I've been hearing more and more about milking different animals (sheep, camels, donkeys...) and I got to wondering, does anyone here milk llamas? 
I think it would be interesting to make llama cheese or butter...has anyone ever done that?


----------



## elevan (Nov 23, 2011)

It would be difficult to get the amount of milk needed for cheese from a llama.  While it's certainly possible to milk one and drink the milk, you'd need quite a few to get enough for cheese or butter.


----------



## kstaven (Nov 23, 2011)

Never tried it. Some animals produce less than palatable milk so you may want to taste it before attempting cheese. The volume would be less than many animals, but people milk yaks. Who knows ... You just may develop a new niche market.


----------



## Stacykins (Nov 23, 2011)

Pretty sure in South America llamas are used as dairy animals (also used for meat, not just fiber), since they were domesticated long before other livestock were imported by Europeans. But I don't think they were ever huge producers, and likely llamas here in the U.S. have just enough for their cria since they haven't been bred for milk production. BUT I bet you could do it like some people do with goats. Pull the cria in the evening, let her fill up during the night, milk in the morning, and then reunite the pair for the day.


----------



## Genipher (Nov 23, 2011)

I had read some blurb about llama cheese in Wisonsin which is what got me wondering...

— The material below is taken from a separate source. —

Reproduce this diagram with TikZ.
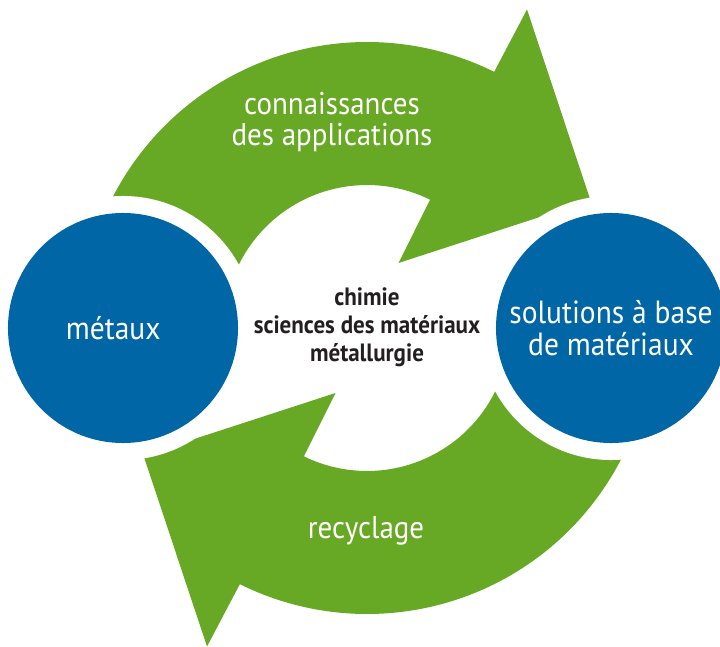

I thought that if this idea was feasible then, as kstaven said, I could open up a new niche market. Once I got a llama or two, that is.
But it sounds like milking a llama would be just as difficult as milking a sheep or donkey. I think I'll just direct my focus toward the (somewhat easier) goats.


----------



## ksalvagno (Nov 23, 2011)

Llama and alpaca teats are smaller than Nigerian Dwarf teats. It is a HUGE pain to milk them. Not to mention that they really really really don't like to be milked. You could certainly try it but you won't get milk out of them like you would a goat or cow. After personal experience, I would never want to milk a llama or alpaca for my personal milk.


----------